12Adesso noi vediamo in modo confuso, come in uno specchio; allora invece vedremo faccia a faccia. Adesso conosco in modo imperfetto, ma allora conoscerò perfettamente, come anch'io sono conosciuto.
Un'altra antitesi è tra "ora" e "allora", il momento del compimento. Qui conosciamo in modo indiretto, come in uno specchio (e sappiamo bene quanto opachi fossero gli specchi in epoca antica). Allora vedremo direttamente. Le parole finali di questo versetto sono illuminanti. Verrà meno lo scarto dal modo imperfetto in cui io conosco e quello in cui invece sono conosciuto da Dio. Vediamo dunque che Paolo ha fortemente ridimensionato tutte le esperienze carismatiche su cui tanto contavano i Corinti.

13Ora dunque rimangono queste tre cose: la fede, la speranza e la carità.

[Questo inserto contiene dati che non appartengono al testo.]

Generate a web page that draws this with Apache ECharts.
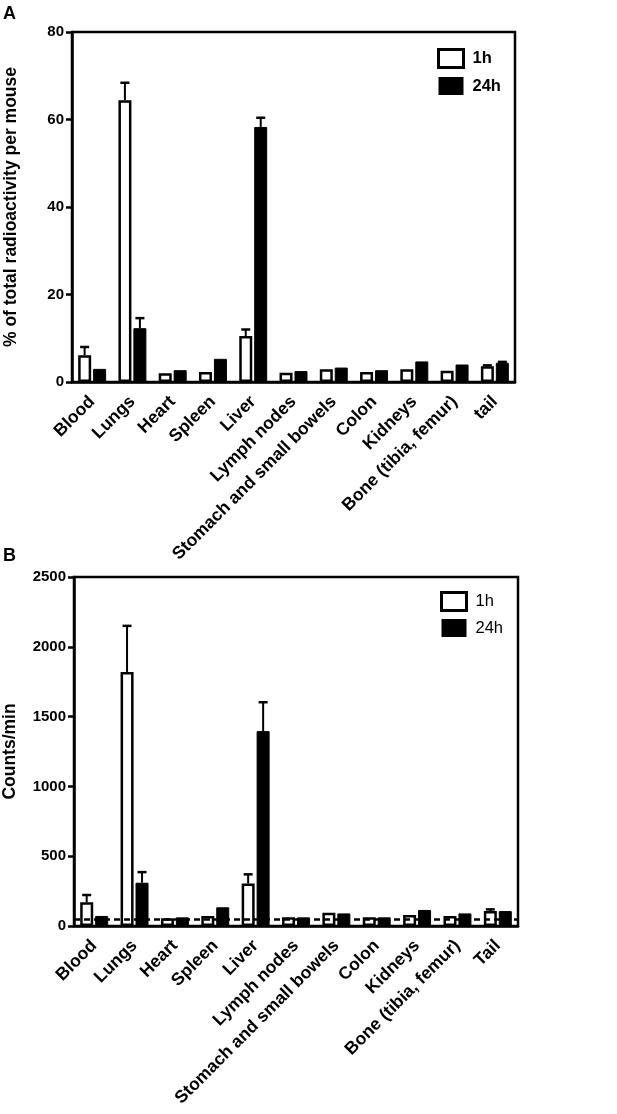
<!DOCTYPE html>
<html>
<head>
<meta charset="utf-8">
<script src="https://cdn.jsdelivr.net/npm/echarts@6/dist/echarts.min.js"></script>
<style>
html,body{margin:0;padding:0;background:#fff;}
#chart{width:617px;height:1114px;}
</style>
</head>
<body>
<div id="chart"></div>
<script>
// Categories
const categoriesA = ['Blood','Lungs','Heart','Spleen','Liver','Lymph nodes','Stomach and small bowels','Colon','Kidneys','Bone (tibia, femur)','tail'];
const categoriesB = ['Blood','Lungs','Heart','Spleen','Liver','Lymph nodes','Stomach and small bowels','Colon','Kidneys','Bone (tibia, femur)','Tail'];
// Panel A: % of total radioactivity per mouse
const pctA_1h  = [6.1, 64.4, 2.0, 2.3, 10.5, 2.1, 2.9, 2.3, 2.9, 2.6, 3.6];
const pctA_1hErr  = [1.9, 4.0, 0, 0, 1.5, 0, 0, 0, 0, 0, 0.2];
const pctA_24h = [3.0, 12.3, 2.7, 5.3, 58.3, 2.5, 3.3, 2.7, 4.7, 4.0, 4.4];
const pctA_24hErr = [0, 2.3, 0, 0, 2.1, 0, 0, 0, 0, 0, 0.2];
const ticksA = [0, 20, 40, 60, 80];
// Panel B: Counts/min
const cpmB_1h  = [170, 1820, 55, 72, 305, 62, 95, 62, 79, 72, 107];
const cpmB_1hErr  = [52, 330, 0, 0, 65, 0, 0, 0, 0, 0, 12];
const cpmB_24h = [72, 310, 62, 134, 1396, 62, 90, 62, 115, 90, 107];
const cpmB_24hErr = [0, 76, 0, 0, 207, 0, 0, 0, 0, 0, 0];
const ticksB = [0, 500, 1000, 1500, 2000, 2500];
const backgroundB = 45;

const BAR_W = 13, GAP = '15%', OFF = 7.5;
const FONT = 'Liberation Sans, Arial, Helvetica, sans-serif';

function errData(vals, errs){
  return vals.map((v,i)=>[i, v, errs[i]]);
}
function errSeries(xi, yi, vals, errs, off){
  return {
    type:'custom', xAxisIndex:xi, yAxisIndex:yi, z:5, silent:true,
    data: errData(vals, errs),
    encode:{x:0, y:1},
    renderItem:function(params, api){
      const c = api.value(0), v = api.value(1), e = api.value(2);
      if(!(e > 0)) return null;
      const p0 = api.coord([c, v]);
      const p1 = api.coord([c, v + e]);
      const x = p0[0] + off;
      return {type:'group', children:[
        {type:'line', shape:{x1:x, y1:p0[1], x2:x, y2:p1[1]}, style:{stroke:'#000', lineWidth:2}},
        {type:'line', shape:{x1:x-4.5, y1:p1[1], x2:x+4.5, y2:p1[1]}, style:{stroke:'#000', lineWidth:2.5}}
      ]};
    }
  };
}

function xAxisCfg(grid, cats){
  return {
    type:'category', gridIndex:grid, data:cats,
    axisLine:{lineStyle:{color:'#000', width:2.5}},
    axisTick:{alignWithLabel:true, length:8, lineStyle:{color:'#000', width:2.5}},
    axisLabel:{interval:0, rotate:45, margin:17, color:'#000', fontWeight:'bold', fontSize:17.5, fontFamily:FONT}
  };
}
function yAxisCfg(grid, ticks, name, gap, nameSize){
  return {
    type:'value', gridIndex:grid, min:ticks[0], max:ticks[ticks.length-1], interval:ticks[1]-ticks[0],
    name:name, nameLocation:'middle', nameGap:gap,
    nameTextStyle:{color:'#000', fontWeight:'bold', fontSize:nameSize, fontFamily:FONT},
    axisLine:{show:true, lineStyle:{color:'#000', width:2.5}},
    axisTick:{show:true, length:6, lineStyle:{color:'#000', width:2.5}},
    splitLine:{show:false},
    axisLabel:{margin:8, color:'#000', fontWeight:'bold', fontSize:15, fontFamily:FONT,
      formatter:function(v){return String(v);}}
  };
}
function legendCfg(left, top, weight, gap){
  return {
    left:left, top:top, orient:'vertical', padding:0, itemWidth:25, itemHeight:18, itemGap:gap,
    textStyle:{color:'#000', fontSize:16.5, fontWeight:weight, fontFamily:FONT, padding:[0,0,0,4]},
    data:[
      {name:'1h', icon:'rect', itemStyle:{color:'#fff', borderColor:'#000', borderWidth:3}},
      {name:'24h', icon:'rect', itemStyle:{color:'#000', borderColor:'#000', borderWidth:0}}
    ]
  };
}

const chart = echarts.init(document.getElementById('chart'), null, {renderer:'canvas'});
chart.setOption({
  animation:false,
  backgroundColor:'#fff',
  graphic:[
    {type:'text', left:3, top:5, style:{text:'A', fontSize:18, fontWeight:'bold', fontFamily:FONT, fill:'#000'}},
    {type:'text', left:3, top:547, style:{text:'B', fontSize:18, fontWeight:'bold', fontFamily:FONT, fill:'#000'}}
  ],
  grid:[
    {left:72, top:32, width:443, height:350, show:true, borderColor:'#000', borderWidth:2.5, backgroundColor:'transparent', containLabel:false, outerBoundsMode:'none'},
    {left:74, top:577, width:444, height:349, show:true, borderColor:'#000', borderWidth:2.5, backgroundColor:'transparent', containLabel:false, outerBoundsMode:'none'}
  ],
  legend:[legendCfg(437, 48, 'bold', 8), legendCfg(440, 591, 'normal', 7)],
  xAxis:[xAxisCfg(0, categoriesA), xAxisCfg(1, categoriesB)],
  yAxis:[yAxisCfg(0, ticksA, '% of total radioactivity per mouse', 52, 17.5), yAxisCfg(1, ticksB, 'Counts/min', 55, 17.5)],
  series:[
    {name:'1h', type:'bar', xAxisIndex:0, yAxisIndex:0, data:pctA_1h, barWidth:BAR_W, barGap:GAP,
     itemStyle:{color:'#fff', borderColor:'#000', borderWidth:2.5}},
    {name:'24h', type:'bar', xAxisIndex:0, yAxisIndex:0, data:pctA_24h, barWidth:BAR_W, barGap:GAP,
     itemStyle:{color:'#000', borderColor:'#000', borderWidth:1}},
    errSeries(0, 0, pctA_1h, pctA_1hErr, -OFF),
    errSeries(0, 0, pctA_24h, pctA_24hErr, OFF),
    {name:'1h', type:'bar', xAxisIndex:1, yAxisIndex:1, data:cpmB_1h, barWidth:BAR_W, barGap:GAP,
     itemStyle:{color:'#fff', borderColor:'#000', borderWidth:2.5}},
    {name:'24h', type:'bar', xAxisIndex:1, yAxisIndex:1, data:cpmB_24h, barWidth:BAR_W, barGap:GAP,
     itemStyle:{color:'#000', borderColor:'#000', borderWidth:1},
     markLine:{silent:true, symbol:'none', label:{show:false}, z:10,
       lineStyle:{color:'#000', width:2.5, type:[6,4]},
       data:[{yAxis:backgroundB}]}},
    errSeries(1, 1, cpmB_1h, cpmB_1hErr, -OFF),
    errSeries(1, 1, cpmB_24h, cpmB_24hErr, OFF)
  ]
});
</script>
</body>
</html>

Ma la più grande di tutte è la carità!
In chiusura Paolo allarga il quadro inserendo l'amore nella tradizionale triade fede speranza e carità (presente già in 1Ts 1,3). Sono motivo di discussione la parola "ora" e il verbo "rimangono". Tra diverse interpretazioni sembra che Paolo termini il suo elogio ribadendo la preminenza della carità su ogni dono carismatico. Alla carità riunisce le altre due virtù teologali, che nella vita eterna verranno meno, ma sono importanti al pari della carità in questa vita presente.

Meditiamo
- Ho potuto notare la differenza tra ciò che ho fatto per amore e ciò che invece ho fatto per altre motivazioni, fosse anche solo il prestigio personale?
- Ho mai conosciuto qualcuno che agisce soprattutto mosso dall'amore verso gli altri?
- Solitamente, quali sono le motivazioni che mi spingono ad agire?